Economy
(Representative Image)
India's stock market is poised for a robust performance in the coming months, with analysts predicting new highs and a notable uptick by the end of 2024, according to a recent Reuters poll of equity strategists.
Despite a modest decline of around 3 per cent following its all-time high in September, the BSE Sensex index remains nearly 8 per cent higher for the year.
This positive momentum positions India among the best-performing markets globally, although it has also led to relatively higher valuations compared to regional peers.
The current price-to-earnings ratio of the BSE, standing at 21.45, is second only to the US S&P 500 ratio of 23.11.
Despite this, nearly 90 per cent of analysts surveyed in the poll expect Indian stocks to reach record highs within the next six months.

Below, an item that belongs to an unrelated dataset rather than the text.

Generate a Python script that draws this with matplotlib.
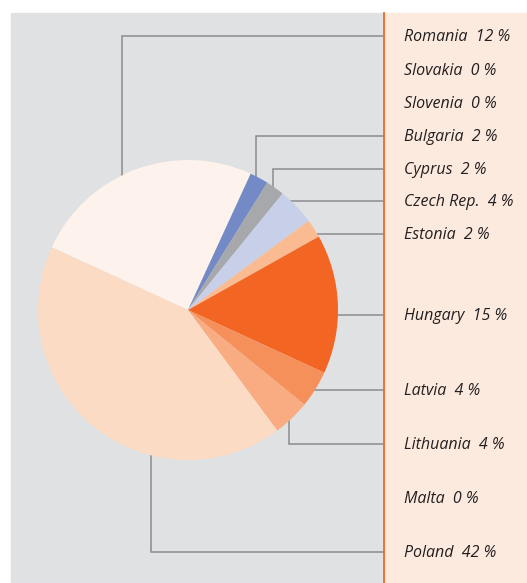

The Sensex is anticipated to experience a gain of over 6 per cent from its present level to reach 70,000 by mid-2024, with a subsequent increase to 72,500 by the year's end.
India's status as the fastest-growing major economy plays a pivotal role in bolstering investor confidence.
Analysts underscore India's resilience in economic growth and robust macro momentum, emphasising its attractiveness as an investment destination.
One noteworthy factor contributing to the strong performance of India's equity market is the surge in young investors.
As financial literacy improves and access to financial services increases, the number of mutual fund accounts has surged from under 60 million in 2016 to over 150 million presently. This influx of retail investors has played a significant role in propelling the market.
While acknowledging the positive trajectory, experts anticipate a moderation in growth next year.
However, they emphasise that India remains a favored market due to its resilient growth dynamics. The ongoing surge in corporate earnings, with all 27 respondents in the survey expecting an increase, adds further buoyancy to the market outlook.
Moreover, the poll suggests a shift in preference towards value stocks over growth stocks in the next six months.
Analysts point to the impact of higher interest rates, indicating that in such an environment, value stocks tend to outperform. As global interest rates are expected to remain above the historic lows of recent years, the appeal of value stocks is likely to persist.